When I get home I will be doing some more work on the treadmill -
haven't decided how far but if I have enough time, it will be a 7km
walk. Then it will be off to work and another day done and closer to
the weekend. I am sure that there will come a time when I actually
look forward to stepping onto the treadmill - at the moment I am only
doing it because I know that it is good for me and because I need to
do it - I'm waiting for the day I get changed and get on there because
I want - THAT will be the turning point of my exercise regime. Once
again, I have to remember to be patient - this weight didn't all pile
on in one day so I really can't expect it to come off in one day (as
nice as that would be !!!)
Having just made the above comment, I have been thinking about how I
let myself put all this weight back on again. Was it because I never
really SAW myself when I was in front of the mirror ? At what point
did I stop sneaking glances into windows when I walked past them ?
How could I have not noticed that the kilos were creeping back on ?
Or, was it just that I was completely absorbed with everything else
happening in my life that I just never looked ? Whatever the reason,
I would like to think that next time I will be a little more vigilant
when I get to goal and as those numbers start to creep - get back on
the programme a lot sooner.
Today is a new day and I am going to continue to treat each day as
such - if I mess up one day, it is not going to have a snowball effect
into the next day and the day after that.

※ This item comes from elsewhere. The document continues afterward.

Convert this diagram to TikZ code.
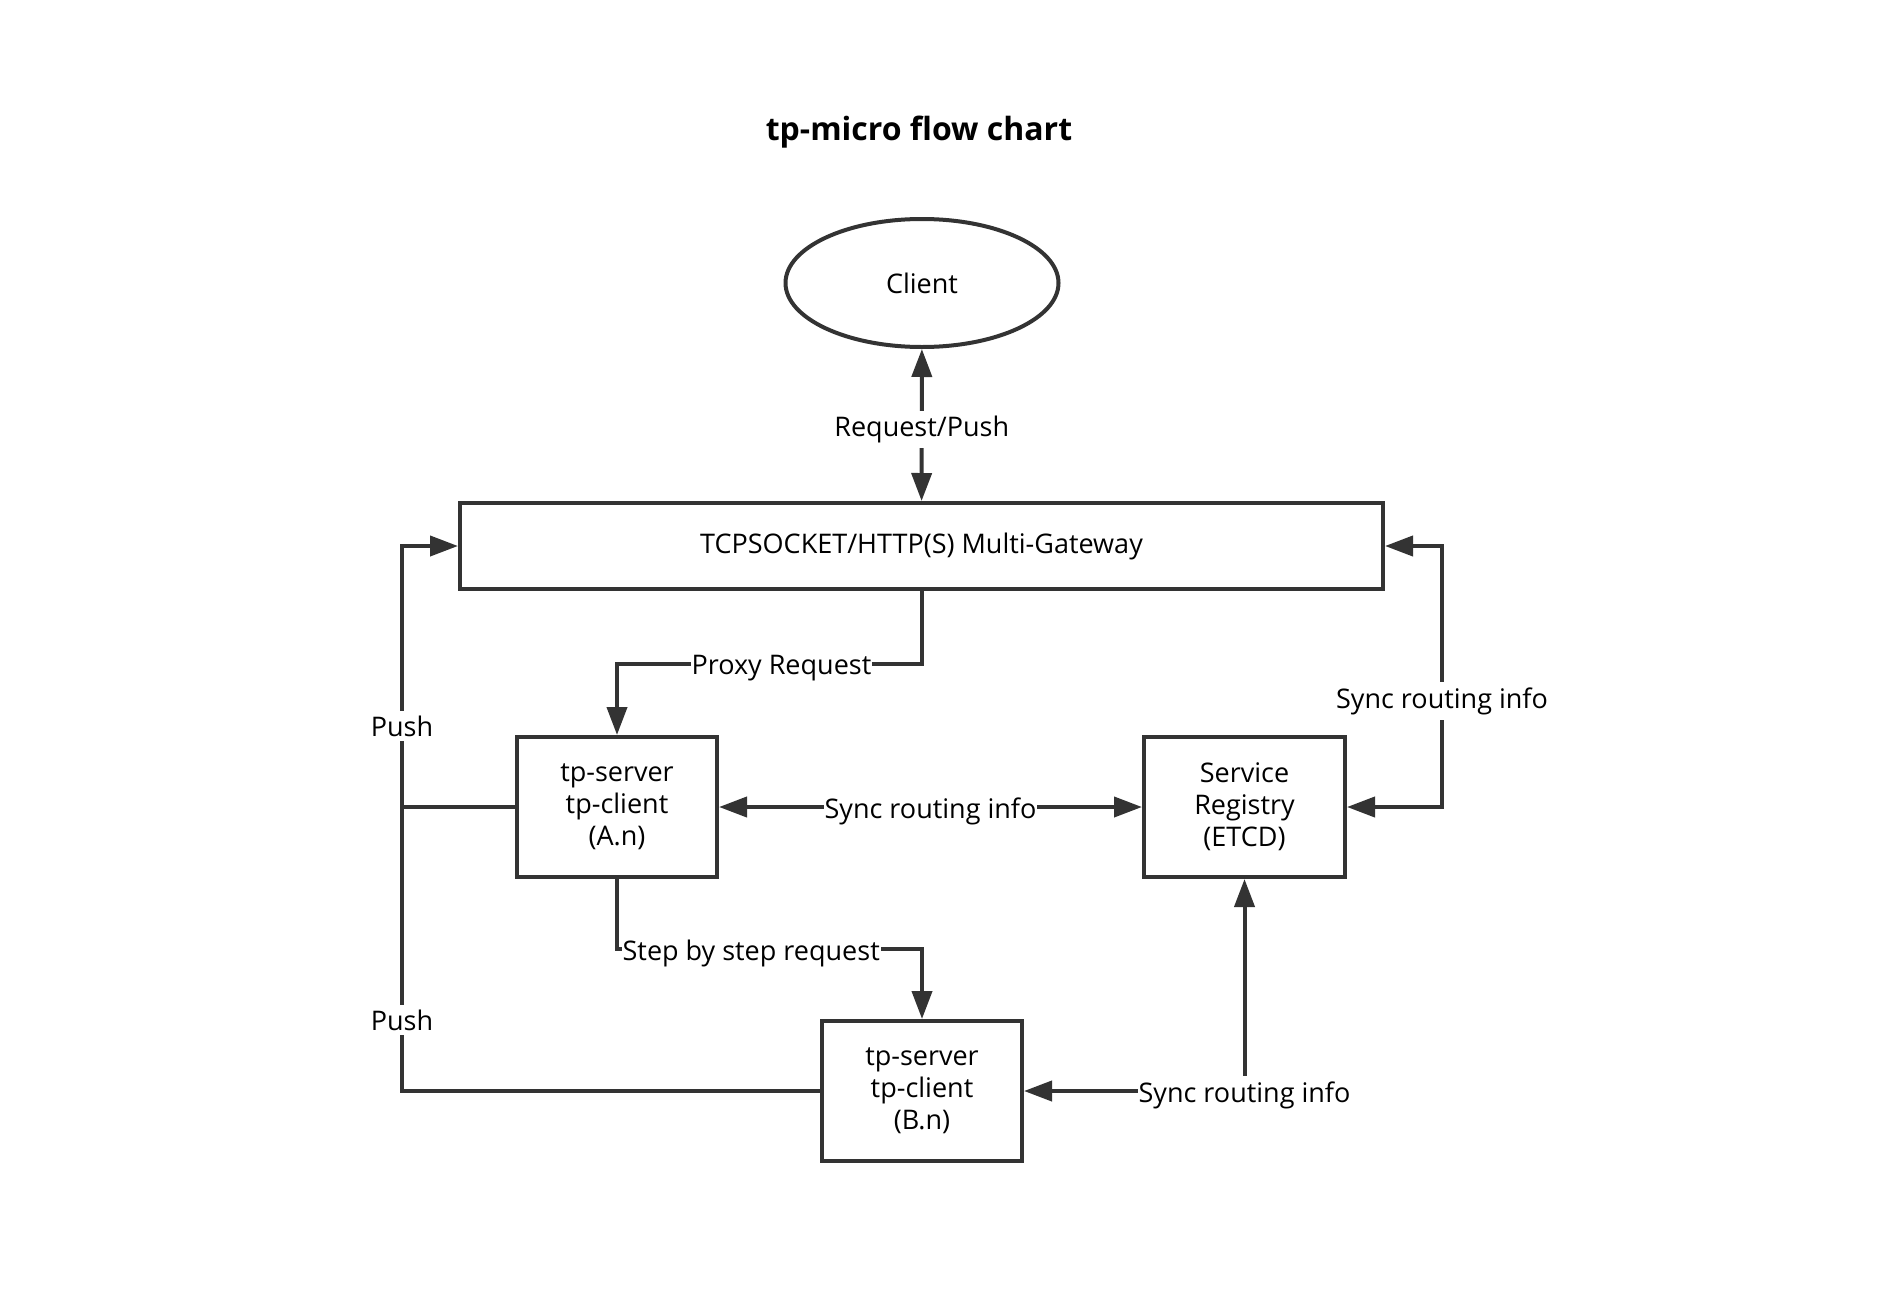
\documentclass[tikz,border=0pt]{standalone}
\usepackage{fontspec}
\setmainfont{Open Sans}
\usetikzlibrary{arrows.meta,shapes.geometric}
\definecolor{linegray}{HTML}{333333}
\tikzset{
	flowline/.style={line width=4pt, color=linegray, -},
	flowarrow/.style={flowline, -{Triangle[length=28pt,width=20pt]}},
	flowboth/.style={flowline, {Triangle[length=28pt,width=20pt]}-{Triangle[length=28pt,width=20pt]}},
	boxnode/.style={draw=linegray, line width=4pt, rectangle, align=center, text=black, font=\fontsize{27}{32}\selectfont},
	flowlabel/.style={fill=white, text=black, inner xsep=1pt, inner ysep=5pt, yshift=-4pt, font=\fontsize{27}{32}\selectfont}
}

\begin{document}
\begin{tikzpicture}[x=1pt, y=-1pt]
			%%%%% START %%%%%
			
			\useasboundingbox (0, 0) rectangle (1884, 1290);
			
			\node[font=\bfseries\fontsize{32}{38}\selectfont] (title) at (919, 132) {tp-micro flow chart};
			
			\node[boxnode, ellipse, minimum width=273pt, minimum height=128pt] (client) at (922, 283) {Client};
			\node[boxnode, minimum width=923pt, minimum height=86pt] (gw) at (921.5, 546) {TCPSOCKET/HTTP(S) Multi-Gateway};
			
			\node[boxnode, minimum width=200pt, minimum height=140pt] (srvA) at (617, 807) {tp-server\\tp-client\\(A.n)};
			\node[boxnode, minimum width=201pt, minimum height=140pt] (reg) at (1244.5, 807) {Service\\Registry\\(ETCD)};
			\node[boxnode, minimum width=200pt, minimum height=140pt] (srvB) at (922, 1091) {tp-server\\tp-client\\(B.n)};
			
			\coordinate (rbend) at (1442, 697);
			\coordinate (pushhigh) at (402, 722);
			\coordinate (pushlow) at (402, 1016);
			
			\draw[flowboth] (client) -- node[flowlabel] {Request/Push} (gw);
			
			\draw[flowarrow] (gw.south) -- (gw.south |- 0, 664) -| node[flowlabel, pos=0.23] {Proxy Request} (srvA.north);
			\draw[flowboth] (srvA) -- node[flowlabel] {Sync routing info} (reg);
			\draw[flowarrow] (srvA.south) -- (srvA.south |- 0, 949) -| node[flowlabel, pos=0.22] {Step by step request} (srvB.north);
			
			\draw[flowboth] (reg.south) |- node[flowlabel] {Sync routing info} (srvB.east);
			\draw[flowboth] (gw.east) -| (rbend) node[flowlabel] {Sync routing info} |- (reg.east);
			
			\draw[flowarrow] (srvB.west) -| (pushlow) node[flowlabel] {Push} -- (pushhigh) node[flowlabel] {Push} |- (gw.west);
			\draw[flowline] (srvA.west) -- (srvA.west -| pushhigh);
			
			%%%%% END %%%%%
		\end{tikzpicture}
\end{document}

The slate is wiped clean
each night when I go to bed so that I can wake up and tackle each new
day, one day at a time. With this plan to work to, I know that I will
get back to goal. I'm not putting any time limit on when this will
happen - there have been too many times in the past when I haven't
reached goals and been disappointed because of that. I know that
goals need to be measureable and my goal is 500g per week. If I
achieve that - great. If I don't, (for whatever reason) I commit to
continuing with my lifestyle change and seeing the results in later
weeks.
I hope you all have a fantastic week - take care and look after yourselves.
TFTD : Be true to your work, your word and your friends
TIAGF : The beautiful weather we are having
1 Comments:
Happy New Year!
Funny you should mention how you put weight back on as I was just thinking about this the other day. You have lost weight, so know how to do it and that it is possible, yet you feel and see yourself getting bigger and do nothing about it - it makes no sense. I think I chocked it - and way more - back on because I saw it as reverting to type. While I still get shocked now and then about how fat I am (ridiculous, I know), I do/did still see myself as fat and fat people put on weight. Does that make sense?
Hope you get the inbox sorted, let me know if you find a secret to getting it empty.